L.A. has two centers (Dwight Howard and DeAndre Jordan) and four forwards (LeBron, Davis, Carmelo Anthony, Trevor Ariza). The rest of the roster is full of small guards. Talen Horton-Tucker and rookie Austin Reaves were big guards in college. But on the Lakers, they are forced to play on the wing. Vogel has struggled the find the right combination, inserting and reinserting guys in the starting lineup and dropping guys in the rotation. He’s tried a big lineup. He’s tried a small lineup. He even tried putting LeBron at the five. None have worked. It’s difficult to find balance when you have a gluttony of guards and not enough forwards.
Vogel believes in his system. It worked before in 2020 when the Lakers won a championship inside the Disney World bubble.
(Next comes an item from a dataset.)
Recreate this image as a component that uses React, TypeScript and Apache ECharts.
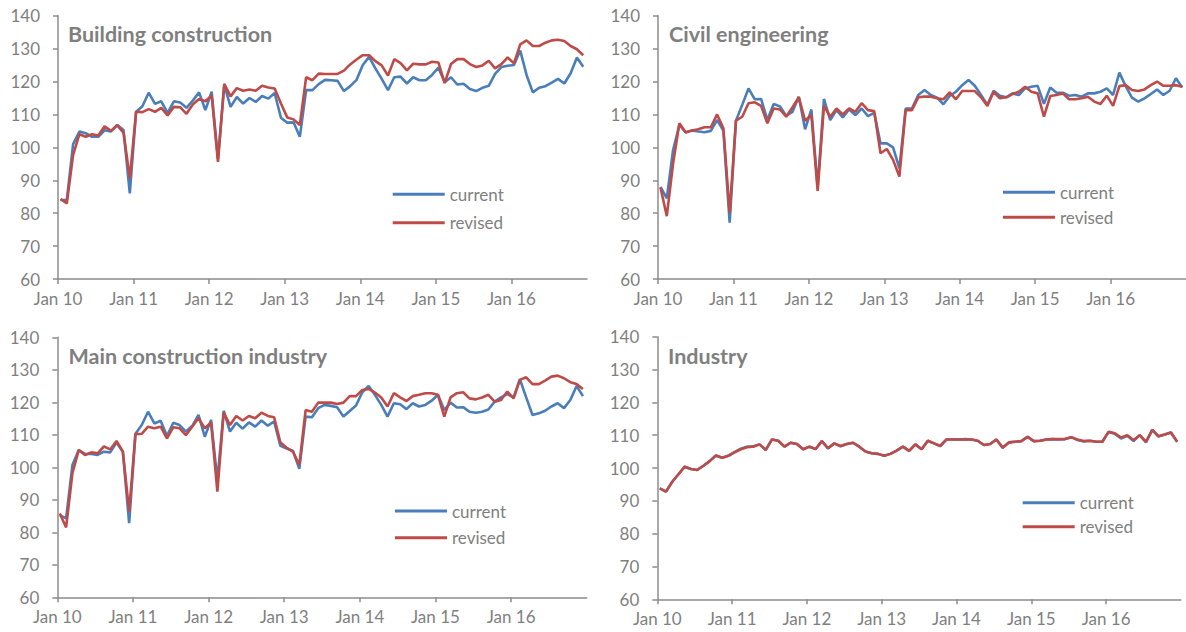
import React, { useEffect, useRef } from "react";
import * as echarts from "echarts";

const yearLabels = ["Jan 10", "Jan 11", "Jan 12", "Jan 13", "Jan 14", "Jan 15", "Jan 16"];
const panelTitles = ["Building construction", "Civil engineering", "Main construction industry", "Industry"];
const seriesNames = ["current", "revised"];

const buildingCurrent = [
  84, 84, 101, 104.8, 104.3, 103.2, 103.2, 105.2, 104.8, 106.8, 105.3, 86,
  110.8, 112.5, 116.6, 113.2, 114, 110.5, 114, 113.6, 112, 114.2, 116.7, 111.3,
  116.9, 96.5, 119, 112.3, 115.3, 113.3, 115, 113.8, 115.6, 114.8, 116.5, 109,
  107.5, 107.6, 103.2, 117.4, 117.4, 119.2, 120.5, 120.4, 120.2, 117.1, 118.6, 120.5,
  125, 127.5, 124, 120.8, 117.4, 121.3, 121.5, 119.4, 121.3, 120.4, 120.4, 122,
  124.2, 119.8, 121.3, 119.1, 119.3, 117.7, 117.1, 118.1, 118.7, 122.3, 124.4, 124.8,
  125, 129.4, 122, 116.7, 118.1, 118.6, 119.7, 120.8, 119.4, 122.5, 127.3, 124.5,
];
const buildingRevised = [
  84.3, 83, 97.7, 104, 103.2, 104, 103.6, 106.4, 105, 106.7, 104.5, 90.6,
  110.8, 110.7, 111.6, 110.8, 112, 109.7, 112.3, 112.2, 110.2, 113, 114.7, 114,
  115.8, 95.6, 119.3, 115.5, 118, 117.2, 117.6, 117.2, 118.7, 118.2, 117.9, 113.3,
  109.1, 108.5, 106.8, 121.3, 120.4, 122.4, 122.3, 122.3, 122.3, 123.3, 125.2, 126.7,
  128, 128, 126.2, 124.9, 121.8, 126.8, 125.6, 123.4, 125.4, 125.2, 125.2, 126,
  125.8, 119.5, 125.3, 126.8, 126.8, 125.3, 124.4, 124.9, 126.3, 124, 125.3, 127.3,
  125.5, 131.3, 132.5, 130.8, 130.8, 131.8, 132.5, 132.7, 132.3, 130.8, 129.8, 128,
];
const civilCurrent = [
  88, 84.5, 99.2, 106.8, 104.5, 105.1, 104.8, 104.6, 105, 108.3, 105.1, 77.1,
  108.1, 112.9, 117.9, 114.6, 114.7, 108.3, 113.2, 112.4, 109.6, 110.8, 115.4, 105.5,
  111.5, 88, 114.7, 108.3, 111.3, 109.1, 111.5, 109.8, 111.8, 109.5, 110.5, 101.2,
  101.2, 100, 93.6, 111.8, 111.8, 115.9, 117.4, 115.9, 115.1, 113.1, 115.6, 116.9,
  118.9, 120.5, 118.7, 115.9, 112.9, 117.2, 115.7, 115.2, 116.4, 115.9, 117.9, 118.4,
  118.7, 113.2, 118.2, 116.6, 116.6, 115.7, 115.9, 115.4, 116.4, 116.4, 116.9, 117.9,
  115.9, 122.7, 118.6, 115.1, 113.9, 114.9, 116.2, 117.6, 115.9, 117.2, 121, 118.2,
];
const civilRevised = [
  87.8, 79.1, 95.1, 107.3, 104.6, 105.1, 105.5, 106.1, 106.1, 110, 105.8, 80,
  108.1, 109.3, 113.4, 113.7, 112.6, 107.3, 111.8, 111.5, 109.3, 112.2, 115.2, 108.1,
  109.8, 86.8, 112.6, 109.3, 111.8, 110, 111.8, 110.8, 113.4, 111.3, 111, 98.2,
  99.5, 96.2, 91.1, 111.3, 111.3, 115.2, 115.4, 115.4, 114.9, 114.6, 116.7, 114.6,
  117.1, 117.1, 117.1, 115.2, 112.6, 116.9, 114.9, 115.2, 116.2, 116.9, 118.4, 116.9,
  116.4, 109.3, 115.6, 115.9, 116.4, 114.6, 114.6, 114.9, 115.4, 113.9, 113.2, 115.7,
  112.6, 118.6, 118.9, 117.4, 117.1, 117.6, 118.9, 120, 118.7, 118.7, 118.9, 118.4,
];
const mainCurrent = [
  85.3, 84.3, 100.7, 105.3, 104.1, 104.1, 103.8, 104.8, 104.6, 107.6, 104.8, 82.8,
  110.3, 113, 117.1, 113.5, 114.3, 109.6, 113.7, 113, 111, 112.7, 116.1, 109.4,
  114.6, 96, 117.4, 111, 113.7, 111.9, 113.8, 112.5, 114.4, 112.8, 114.1, 106.6,
  105.8, 105, 99.5, 115.6, 115.4, 118.2, 119.2, 118.9, 118.5, 115.6, 117.3, 119,
  123.1, 125, 122.3, 119.2, 115.6, 119.7, 119.4, 117.9, 119.7, 118.7, 119.2, 120.5,
  122.3, 117.6, 119.9, 118.4, 118.5, 117.1, 116.8, 117.1, 117.8, 120.2, 121.5, 122.5,
  121.5, 127.1, 121.5, 116.1, 116.6, 117.4, 118.7, 119.7, 118.2, 120.7, 125, 121.9,
];
const mainRevised = [
  85.8, 81.5, 98.2, 105.3, 103.8, 104.6, 104.3, 106.4, 105.5, 108.1, 104.8, 86.4,
  110.2, 110.3, 112.5, 112, 112.5, 108.9, 112.3, 112, 109.9, 112.5, 115.1, 112,
  113.8, 92.5, 116.8, 113, 115.8, 114.4, 115.8, 115.1, 116.8, 115.8, 115.4, 107.6,
  106, 104.8, 100.7, 117.6, 117.1, 119.9, 119.9, 119.9, 119.5, 119.9, 121.9, 121.9,
  123.8, 124.1, 123, 121.5, 118.7, 122.8, 121.5, 120.4, 121.9, 122.3, 122.8, 122.8,
  122.3, 115.6, 121.5, 122.8, 123.1, 121.2, 120.9, 121.5, 122.3, 120.2, 120.7, 123.3,
  121.2, 126.9, 127.7, 125.6, 125.6, 126.7, 127.9, 128.2, 127.4, 126.2, 125.6, 124.1,
];
const industryCurrent = [
  93.8, 92.8, 95.8, 98.1, 100.4, 99.7, 99.4, 100.7, 102.1, 103.8, 103.1, 103.7,
  104.8, 105.9, 106.5, 106.6, 107.2, 105.5, 108.7, 108.3, 106.5, 107.7, 107.3, 105.7,
  106.5, 105.8, 108.2, 106, 107.5, 106.6, 107.3, 107.7, 106.5, 105, 104.5, 104.3,
  103.7, 104.3, 105.3, 106.5, 105.2, 107.2, 105.7, 108.3, 107.5, 106.7, 108.7, 108.7,
  108.7, 108.8, 108.7, 108.3, 107, 107.3, 108.7, 106.2, 107.8, 108, 108.2, 109.5,
  108.2, 108.3, 108.7, 108.8, 108.7, 108.8, 109.4, 108.5, 108.1, 108.3, 108, 108,
  111, 110.4, 109, 109.8, 108.2, 110, 107.8, 111.6, 109.6, 110.2, 110.8, 108,
];
const industryRevised = [
  93.8, 92.8, 95.8, 98.1, 100.4, 99.7, 99.4, 100.7, 102.1, 103.8, 103.1, 103.7,
  104.8, 105.7, 106.3, 106.5, 107.2, 105.5, 108.7, 108.3, 106.5, 107.7, 107.3, 105.7,
  106.5, 105.8, 108.2, 106, 107.5, 106.7, 107.3, 107.7, 106.5, 105, 104.5, 104.3,
  103.7, 104.3, 105.3, 106.5, 105.2, 107.2, 105.7, 108.3, 107.5, 106.7, 108.7, 108.7,
  108.7, 108.7, 108.7, 108.3, 107, 107.3, 108.7, 106.2, 107.8, 108, 108.2, 109.5,
  108.2, 108.3, 108.7, 108.8, 108.8, 108.8, 109.4, 108.7, 108.2, 108.3, 108, 108,
  111, 110.6, 109.3, 110, 108.5, 110, 108, 111.6, 109.7, 110.2, 110.8, 108,
];

const panelData = [
  [buildingCurrent, buildingRevised],
  [civilCurrent, civilRevised],
  [mainCurrent, mainRevised],
  [industryCurrent, industryRevised],
];

// layout
const grids = [
  { left: 58, top: 15.7, width: 529, height: 263.3 },
  { left: 658, top: 15.7, width: 530, height: 263.3 },
  { left: 57.3, top: 337.3, width: 529.4, height: 260 },
  { left: 657.3, top: 336.7, width: 523.6, height: 262.6 },
];
const titlePos = [
  { left: 68, top: 23.4 },
  { left: 669, top: 23.4 },
  { left: 68.5, top: 345.4 },
  { left: 668, top: 345.4 },
];
const legendPos = [
  { left: 392.7, top: 185.3, gap: 10.4 },
  { left: 1003, top: 183.3, gap: 7 },
  { left: 395, top: 502, gap: 8.7 },
  { left: 1022.7, top: 493.7, gap: 6 },
];

const COLORS = ["#4a7ebb", "#be4b48"];
const GREY = "#7f7f7f";
const AXIS_GREY = "#8c8c8c";
const FONT = "Lato";
const X_OFFSET = 0.4;

export default function App() {
  const ref = useRef<HTMLDivElement>(null);
  useEffect(() => {
    if (!ref.current) return;
    const chart = echarts.init(ref.current, undefined, { renderer: "svg" });
    const series: any[] = [];
    panelData.forEach((pair, p) => {
      pair.forEach((vals, s) => {
        series.push({
          type: "line",
          name: seriesNames[s],
          xAxisIndex: p,
          yAxisIndex: p,
          symbol: "none",
          data: vals.map((v, i) => [i + X_OFFSET, v]),
          lineStyle: { color: COLORS[s], width: 2.6 },
          itemStyle: { color: COLORS[s] },
          z: 2 + s,
        });
      });
    });
    chart.setOption({
      animation: false,
      title: panelTitles.map((t, i) => ({
        text: t,
        left: titlePos[i].left,
        top: titlePos[i].top,
        padding: 0,
        textStyle: { fontFamily: FONT, fontSize: 21.5, fontWeight: "bold", color: GREY },
      })),
      legend: legendPos.map((lp) => ({
        data: seriesNames,
        orient: "vertical",
        left: lp.left,
        top: lp.top,
        padding: 0,
        itemGap: lp.gap,
        itemWidth: 52,
        itemHeight: 3,
        icon: "rect",
        selectedMode: false,
        textStyle: { fontFamily: FONT, fontSize: 17, color: GREY, lineHeight: 18 },
      })),
      grid: grids.map((g) => ({ ...g, containLabel: false })),
      xAxis: grids.map((_, i) => ({
        type: "value",
        gridIndex: i,
        min: 0,
        max: 84,
        interval: 12,
        axisLine: { show: true, lineStyle: { color: AXIS_GREY, width: 1.5 } },
        axisTick: { show: true, length: 5, lineStyle: { color: AXIS_GREY, width: 1.5 } },
        splitLine: { show: false },
        axisLabel: {
          margin: 11,
          fontFamily: FONT,
          fontSize: 17,
          color: GREY,
          showMaxLabel: false,
          formatter: (v: number) => yearLabels[Math.round(v / 12)] ?? "",
        },
      })),
      yAxis: grids.map((_, i) => ({
        type: "value",
        gridIndex: i,
        min: 60,
        max: 140,
        interval: 10,
        axisLine: { show: true, lineStyle: { color: AXIS_GREY, width: 1.5 } },
        axisTick: { show: true, length: 5, lineStyle: { color: AXIS_GREY, width: 1.5 } },
        splitLine: { show: false },
        axisLabel: { margin: 18, fontFamily: FONT, fontSize: 17, color: GREY },
      })),
      series,
    });
    return () => chart.dispose();
  }, []);
  return (
    <div
      ref={ref}
      style={{ position: "absolute", left: 0, top: 0, width: 1186, height: 632, background: "#fff" }}
    />
  );
}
But the 2020 Laker squad was a big team. That championship unit had long, athletic centers (Howard, JaVale McGee), versatile forwards (LeBron, AD, Kyle Kuzma, Markief Morris), and big defensive-minded guards who can switch to a wing position if needed (Kentavious Caldwell-Pope, Danny Green, Alex Caruso, THT).
Part of the reason the Lakers have lost their defensive identity under Vogel is due to the simple fact that they were unable to replace the big guards who protected their perimeter defense. KCP, Green, and Caruso are elite defenders and did things on the defensive end that usually went unnoticed. A year ago, the Lakers had one of the best defensive ratings in the NBA. This season, they are closer to the bottom.
Vogel can change the starting lineup or juggle the rotation as many times as he wants. The answers are not in this current group.